* _Written exercise_
Here are records with pictures in them. Copy all of them exactly and leave the pictures out.

* _Data supplied_
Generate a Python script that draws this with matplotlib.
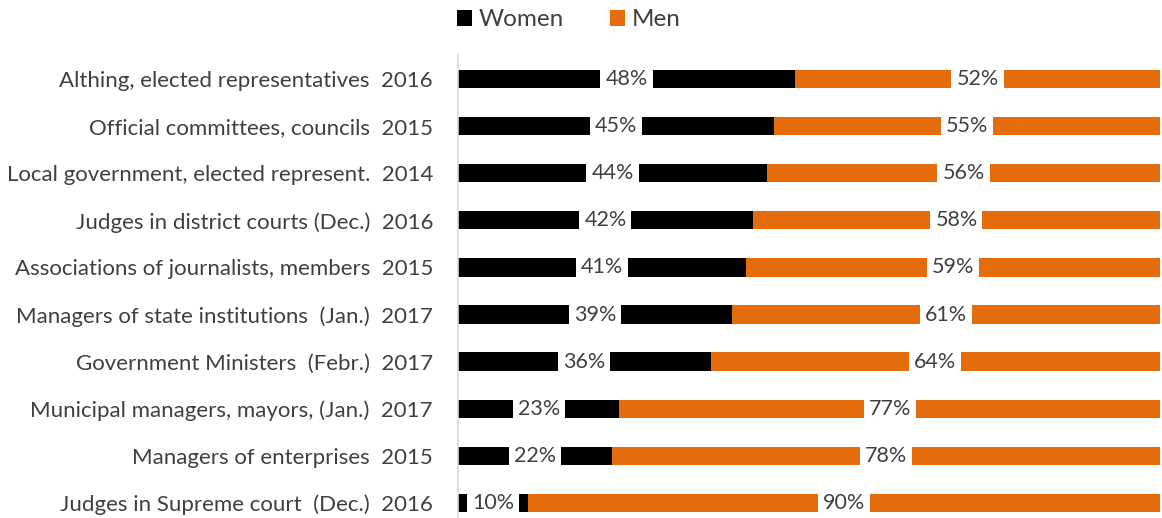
import matplotlib.pyplot as plt

plt.rcParams['font.family'] = ['Lato', 'DejaVu Sans']

categories = ["Althing, elected representatives  2016",
              "Official committees, councils  2015",
              "Local government, elected represent.  2014",
              "Judges in district courts (Dec.)  2016",
              "Associations of journalists, members  2015",
              "Managers of state institutions  (Jan.)  2017",
              "Government Ministers  (Febr.)  2017",
              "Municipal managers, mayors, (Jan.)  2017",
              "Managers of enterprises  2015",
              "Judges in Supreme court  (Dec.)  2016"]
women = [48, 45, 44, 42, 41, 39, 36, 23, 22, 10]
men = [52, 55, 56, 58, 59, 61, 64, 77, 78, 90]

black = '#000000'
orange = '#E46C0A'
txt = '#404040'

fig = plt.figure(figsize=(11.62, 5.18), dpi=100)
ax = fig.add_axes([458/1162, -0.0164, 702/1162, 0.893 + 0.0164])

y = list(range(len(categories)))
b1 = ax.barh(y, women, height=0.39, color=black, label='Women')
b2 = ax.barh(y, men, left=women, height=0.39, color=orange, label='Men')

for bars in (b1, b2):
    for r in bars:
        cx = r.get_x() + r.get_width() / 2
        cy = r.get_y() + r.get_height() / 2
        ax.text(cx, cy, f"{int(round(r.get_width()))}%", ha='center', va='center',
                fontsize=15.5, color=txt,
                bbox=dict(facecolor='white', edgecolor='none', pad=3.5))

ax.set_xlim(0, 100)
ax.set_ylim(len(categories) - 0.5, -0.5)
ax.set_yticks(y)
ax.set_yticklabels(categories, fontsize=16, color=txt)
ax.tick_params(axis='y', length=0, pad=18)
ax.set_xticks([])
for s in ['top', 'right', 'bottom']:
    ax.spines[s].set_visible(False)
ax.spines['left'].set_color('#D9D9D9')
ax.spines['left'].set_linewidth(1.2)

fig.legend(handles=[b1, b2], loc='center', bbox_to_anchor=(569/1162, 1 - 20/518),
           ncol=2, frameon=False, fontsize=17.5, handlelength=0.6, handleheight=0.6,
           handletextpad=0.3, columnspacing=1.9, labelcolor=txt)

fig.savefig('out.png', dpi=100)
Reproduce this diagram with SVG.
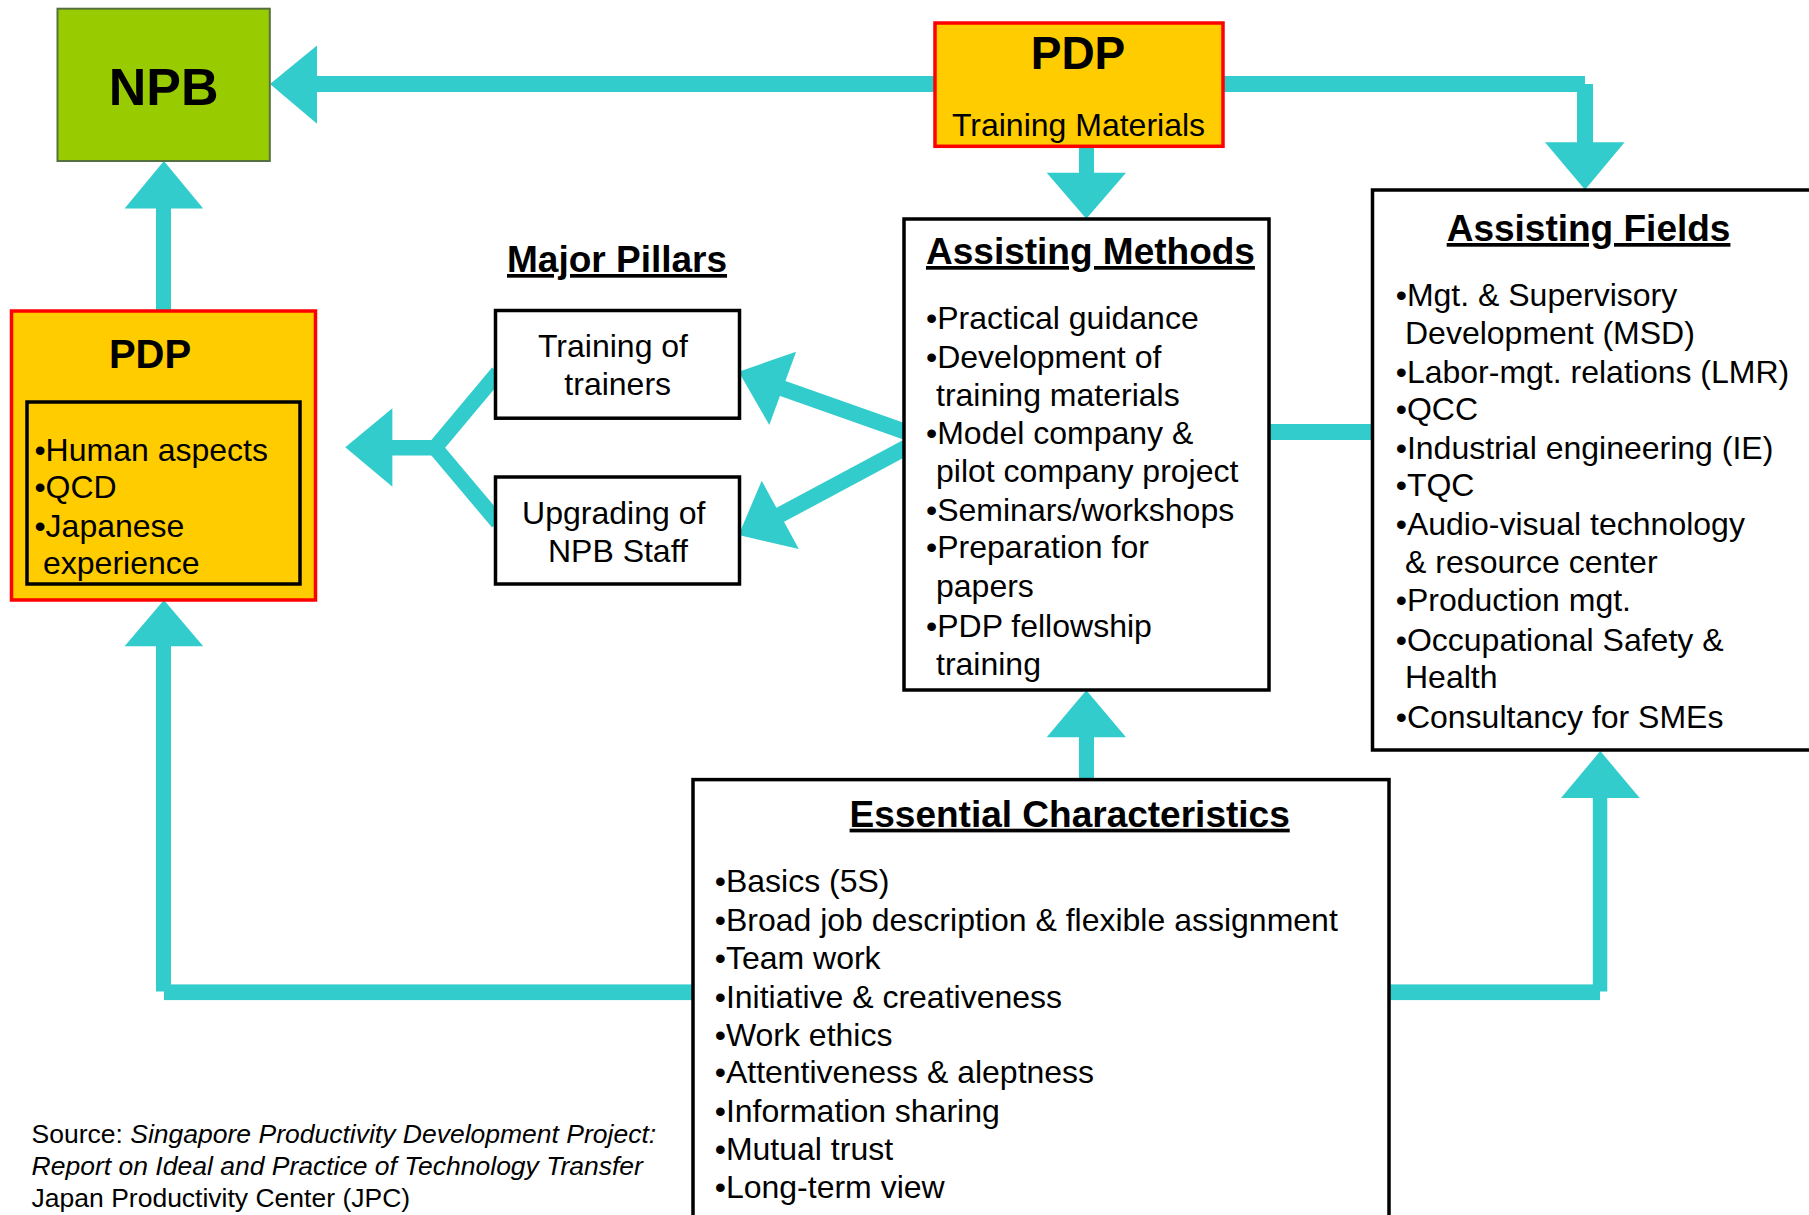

* _Output for this exercise_
Generate a Python script that draws this with matplotlib.
import matplotlib.pyplot as plt

plt.rcParams['font.family'] = ['Lato', 'DejaVu Sans']

categories = ["Althing, elected representatives  2016",
              "Official committees, councils  2015",
              "Local government, elected represent.  2014",
              "Judges in district courts (Dec.)  2016",
              "Associations of journalists, members  2015",
              "Managers of state institutions  (Jan.)  2017",
              "Government Ministers  (Febr.)  2017",
              "Municipal managers, mayors, (Jan.)  2017",
              "Managers of enterprises  2015",
              "Judges in Supreme court  (Dec.)  2016"]
women = [48, 45, 44, 42, 41, 39, 36, 23, 22, 10]
men = [52, 55, 56, 58, 59, 61, 64, 77, 78, 90]

black = '#000000'
orange = '#E46C0A'
txt = '#404040'

fig = plt.figure(figsize=(11.62, 5.18), dpi=100)
ax = fig.add_axes([458/1162, -0.0164, 702/1162, 0.893 + 0.0164])

y = list(range(len(categories)))
b1 = ax.barh(y, women, height=0.39, color=black, label='Women')
b2 = ax.barh(y, men, left=women, height=0.39, color=orange, label='Men')

for bars in (b1, b2):
    for r in bars:
        cx = r.get_x() + r.get_width() / 2
        cy = r.get_y() + r.get_height() / 2
        ax.text(cx, cy, f"{int(round(r.get_width()))}%", ha='center', va='center',
                fontsize=15.5, color=txt,
                bbox=dict(facecolor='white', edgecolor='none', pad=3.5))

ax.set_xlim(0, 100)
ax.set_ylim(len(categories) - 0.5, -0.5)
ax.set_yticks(y)
ax.set_yticklabels(categories, fontsize=16, color=txt)
ax.tick_params(axis='y', length=0, pad=18)
ax.set_xticks([])
for s in ['top', 'right', 'bottom']:
    ax.spines[s].set_visible(False)
ax.spines['left'].set_color('#D9D9D9')
ax.spines['left'].set_linewidth(1.2)

fig.legend(handles=[b1, b2], loc='center', bbox_to_anchor=(569/1162, 1 - 20/518),
           ncol=2, frameon=False, fontsize=17.5, handlelength=0.6, handleheight=0.6,
           handletextpad=0.3, columnspacing=1.9, labelcolor=txt)

fig.savefig('out.png', dpi=100)
Reproduce this diagram with SVG.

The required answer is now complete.